• **TASK STATEMENT**
Give again only the lines running from the one with "Output the web" through the one with "var yTicks = [0, 200, 400, 600, 800, 1000, 1200];", inclusive. Omit every picture.

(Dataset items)

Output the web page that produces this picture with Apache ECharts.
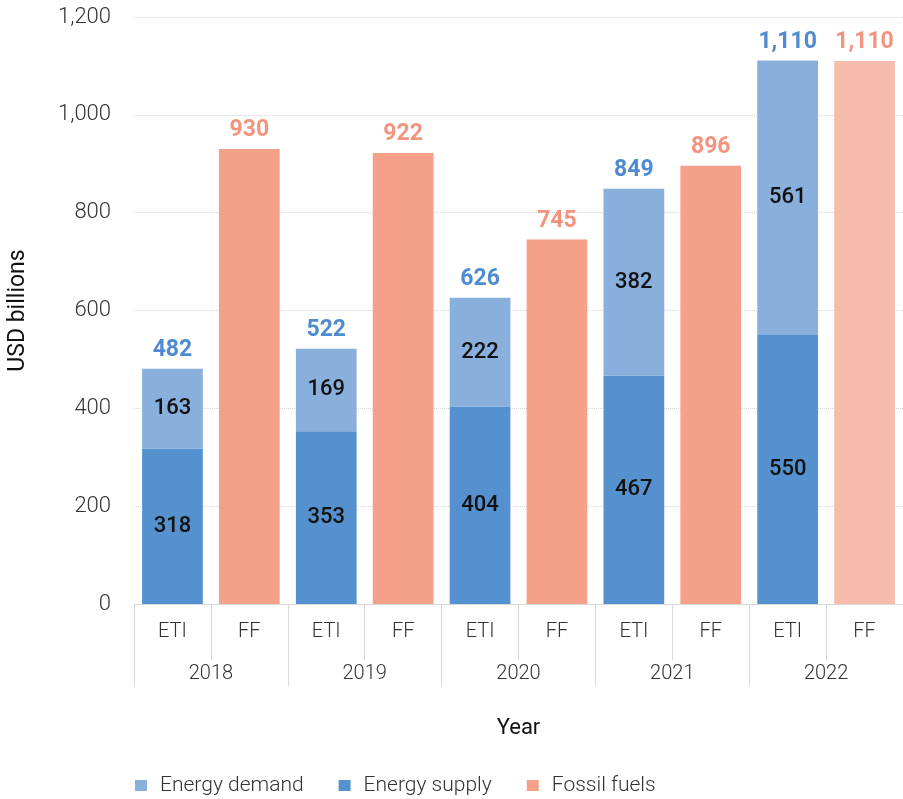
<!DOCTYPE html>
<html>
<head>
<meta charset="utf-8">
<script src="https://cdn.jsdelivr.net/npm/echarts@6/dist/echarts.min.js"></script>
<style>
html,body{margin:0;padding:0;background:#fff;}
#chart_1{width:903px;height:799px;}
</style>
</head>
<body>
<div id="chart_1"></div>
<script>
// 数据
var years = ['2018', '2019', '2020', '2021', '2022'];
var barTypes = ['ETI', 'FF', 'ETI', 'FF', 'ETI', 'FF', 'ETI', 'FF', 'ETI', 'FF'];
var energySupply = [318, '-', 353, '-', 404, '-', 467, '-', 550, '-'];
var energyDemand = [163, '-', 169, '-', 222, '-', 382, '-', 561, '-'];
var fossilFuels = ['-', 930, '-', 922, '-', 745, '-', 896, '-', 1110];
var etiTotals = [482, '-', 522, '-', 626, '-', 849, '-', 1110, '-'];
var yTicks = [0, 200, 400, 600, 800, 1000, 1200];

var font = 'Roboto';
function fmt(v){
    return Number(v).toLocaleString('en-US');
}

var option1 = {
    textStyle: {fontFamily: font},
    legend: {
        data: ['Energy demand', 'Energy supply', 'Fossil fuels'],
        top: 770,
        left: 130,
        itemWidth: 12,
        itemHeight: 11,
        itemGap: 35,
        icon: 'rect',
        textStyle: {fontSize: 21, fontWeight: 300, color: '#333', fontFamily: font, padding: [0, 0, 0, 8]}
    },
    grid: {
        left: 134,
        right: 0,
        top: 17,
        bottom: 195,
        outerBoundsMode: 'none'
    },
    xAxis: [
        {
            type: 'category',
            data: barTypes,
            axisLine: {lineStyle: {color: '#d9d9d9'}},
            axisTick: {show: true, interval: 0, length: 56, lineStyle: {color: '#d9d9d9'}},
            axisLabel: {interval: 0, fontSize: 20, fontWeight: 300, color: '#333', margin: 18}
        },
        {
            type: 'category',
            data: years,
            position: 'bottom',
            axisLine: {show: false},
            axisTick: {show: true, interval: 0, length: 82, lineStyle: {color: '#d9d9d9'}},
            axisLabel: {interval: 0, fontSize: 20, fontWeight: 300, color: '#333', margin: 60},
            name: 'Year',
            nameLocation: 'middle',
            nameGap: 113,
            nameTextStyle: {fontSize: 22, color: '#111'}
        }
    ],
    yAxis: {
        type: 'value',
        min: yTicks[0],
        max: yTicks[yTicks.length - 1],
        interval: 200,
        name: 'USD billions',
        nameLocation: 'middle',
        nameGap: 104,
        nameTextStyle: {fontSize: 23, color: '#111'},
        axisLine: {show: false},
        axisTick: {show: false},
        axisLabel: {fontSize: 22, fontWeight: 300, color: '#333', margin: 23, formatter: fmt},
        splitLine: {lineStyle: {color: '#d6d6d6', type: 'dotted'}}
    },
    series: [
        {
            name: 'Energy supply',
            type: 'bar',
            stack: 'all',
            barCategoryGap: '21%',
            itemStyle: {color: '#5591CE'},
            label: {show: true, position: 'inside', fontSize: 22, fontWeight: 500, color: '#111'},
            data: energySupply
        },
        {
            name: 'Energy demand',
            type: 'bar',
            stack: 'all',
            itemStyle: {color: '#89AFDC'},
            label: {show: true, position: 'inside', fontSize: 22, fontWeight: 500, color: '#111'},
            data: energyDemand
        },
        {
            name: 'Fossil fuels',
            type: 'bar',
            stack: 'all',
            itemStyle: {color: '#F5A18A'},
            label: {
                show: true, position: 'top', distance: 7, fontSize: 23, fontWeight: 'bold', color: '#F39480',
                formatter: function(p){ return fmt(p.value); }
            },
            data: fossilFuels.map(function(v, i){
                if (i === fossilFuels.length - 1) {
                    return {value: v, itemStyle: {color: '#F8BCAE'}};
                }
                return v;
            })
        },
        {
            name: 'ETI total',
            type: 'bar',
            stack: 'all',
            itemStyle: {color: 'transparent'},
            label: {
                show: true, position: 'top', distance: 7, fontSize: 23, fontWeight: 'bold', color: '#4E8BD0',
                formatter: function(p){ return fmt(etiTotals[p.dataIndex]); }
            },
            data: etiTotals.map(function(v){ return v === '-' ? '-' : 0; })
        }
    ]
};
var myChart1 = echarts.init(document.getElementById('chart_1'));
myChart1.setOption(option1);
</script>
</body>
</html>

--

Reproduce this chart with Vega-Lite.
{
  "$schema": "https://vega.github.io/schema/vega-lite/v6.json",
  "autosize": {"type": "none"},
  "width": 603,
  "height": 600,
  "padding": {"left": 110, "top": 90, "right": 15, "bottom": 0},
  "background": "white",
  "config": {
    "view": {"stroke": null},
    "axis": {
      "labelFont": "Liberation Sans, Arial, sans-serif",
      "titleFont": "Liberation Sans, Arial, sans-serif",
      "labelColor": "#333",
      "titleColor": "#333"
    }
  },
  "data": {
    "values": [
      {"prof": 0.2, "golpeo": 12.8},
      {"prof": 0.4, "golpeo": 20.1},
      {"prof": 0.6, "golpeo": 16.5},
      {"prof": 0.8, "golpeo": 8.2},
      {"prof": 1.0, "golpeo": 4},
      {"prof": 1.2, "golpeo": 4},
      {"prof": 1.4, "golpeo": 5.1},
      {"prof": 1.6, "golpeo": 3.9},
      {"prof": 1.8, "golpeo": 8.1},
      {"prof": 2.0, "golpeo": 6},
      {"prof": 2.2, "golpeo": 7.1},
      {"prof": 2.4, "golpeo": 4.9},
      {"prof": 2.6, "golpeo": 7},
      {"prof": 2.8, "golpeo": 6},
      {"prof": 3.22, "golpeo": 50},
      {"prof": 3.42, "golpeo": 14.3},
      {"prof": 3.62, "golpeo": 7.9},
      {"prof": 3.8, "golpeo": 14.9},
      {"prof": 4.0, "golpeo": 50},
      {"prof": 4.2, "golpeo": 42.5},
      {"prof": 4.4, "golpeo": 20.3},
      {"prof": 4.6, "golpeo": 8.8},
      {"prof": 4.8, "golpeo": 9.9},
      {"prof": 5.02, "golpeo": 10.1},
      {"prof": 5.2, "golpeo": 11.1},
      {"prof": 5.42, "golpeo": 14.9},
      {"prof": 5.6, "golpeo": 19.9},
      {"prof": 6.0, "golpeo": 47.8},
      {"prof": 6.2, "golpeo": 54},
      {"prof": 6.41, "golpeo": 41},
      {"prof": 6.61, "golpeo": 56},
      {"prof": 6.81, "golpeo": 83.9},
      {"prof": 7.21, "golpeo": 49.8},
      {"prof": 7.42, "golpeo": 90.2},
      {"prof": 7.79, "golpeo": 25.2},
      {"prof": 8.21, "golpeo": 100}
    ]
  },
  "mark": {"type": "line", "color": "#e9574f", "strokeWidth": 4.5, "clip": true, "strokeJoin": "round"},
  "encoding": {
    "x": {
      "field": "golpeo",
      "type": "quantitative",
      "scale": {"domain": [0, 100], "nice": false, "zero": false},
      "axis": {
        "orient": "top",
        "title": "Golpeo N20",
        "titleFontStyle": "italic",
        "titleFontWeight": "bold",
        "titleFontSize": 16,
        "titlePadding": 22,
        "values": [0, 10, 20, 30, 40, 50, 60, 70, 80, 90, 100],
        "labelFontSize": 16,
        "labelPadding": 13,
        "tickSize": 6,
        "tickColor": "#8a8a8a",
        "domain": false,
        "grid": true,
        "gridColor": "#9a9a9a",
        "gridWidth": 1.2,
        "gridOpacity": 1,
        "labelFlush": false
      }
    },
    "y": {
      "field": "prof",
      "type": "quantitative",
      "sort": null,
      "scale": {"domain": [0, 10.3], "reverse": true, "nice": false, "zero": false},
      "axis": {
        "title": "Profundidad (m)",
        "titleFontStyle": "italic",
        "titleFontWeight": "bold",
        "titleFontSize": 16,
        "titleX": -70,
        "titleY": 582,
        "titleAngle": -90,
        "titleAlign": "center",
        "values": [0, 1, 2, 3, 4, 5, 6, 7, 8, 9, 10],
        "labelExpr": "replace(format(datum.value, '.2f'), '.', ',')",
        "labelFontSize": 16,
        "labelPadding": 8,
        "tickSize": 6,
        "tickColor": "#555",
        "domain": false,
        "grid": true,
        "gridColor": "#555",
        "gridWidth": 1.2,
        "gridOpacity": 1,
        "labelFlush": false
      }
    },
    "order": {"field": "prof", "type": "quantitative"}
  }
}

• **RESULT FOR THIS TASK**
Output the web page that produces this picture with Apache ECharts.
<!DOCTYPE html>
<html>
<head>
<meta charset="utf-8">
<script src="https://cdn.jsdelivr.net/npm/echarts@6/dist/echarts.min.js"></script>
<style>
html,body{margin:0;padding:0;background:#fff;}
#chart_1{width:903px;height:799px;}
</style>
</head>
<body>
<div id="chart_1"></div>
<script>
// 数据
var years = ['2018', '2019', '2020', '2021', '2022'];
var barTypes = ['ETI', 'FF', 'ETI', 'FF', 'ETI', 'FF', 'ETI', 'FF', 'ETI', 'FF'];
var energySupply = [318, '-', 353, '-', 404, '-', 467, '-', 550, '-'];
var energyDemand = [163, '-', 169, '-', 222, '-', 382, '-', 561, '-'];
var fossilFuels = ['-', 930, '-', 922, '-', 745, '-', 896, '-', 1110];
var etiTotals = [482, '-', 522, '-', 626, '-', 849, '-', 1110, '-'];
var yTicks = [0, 200, 400, 600, 800, 1000, 1200];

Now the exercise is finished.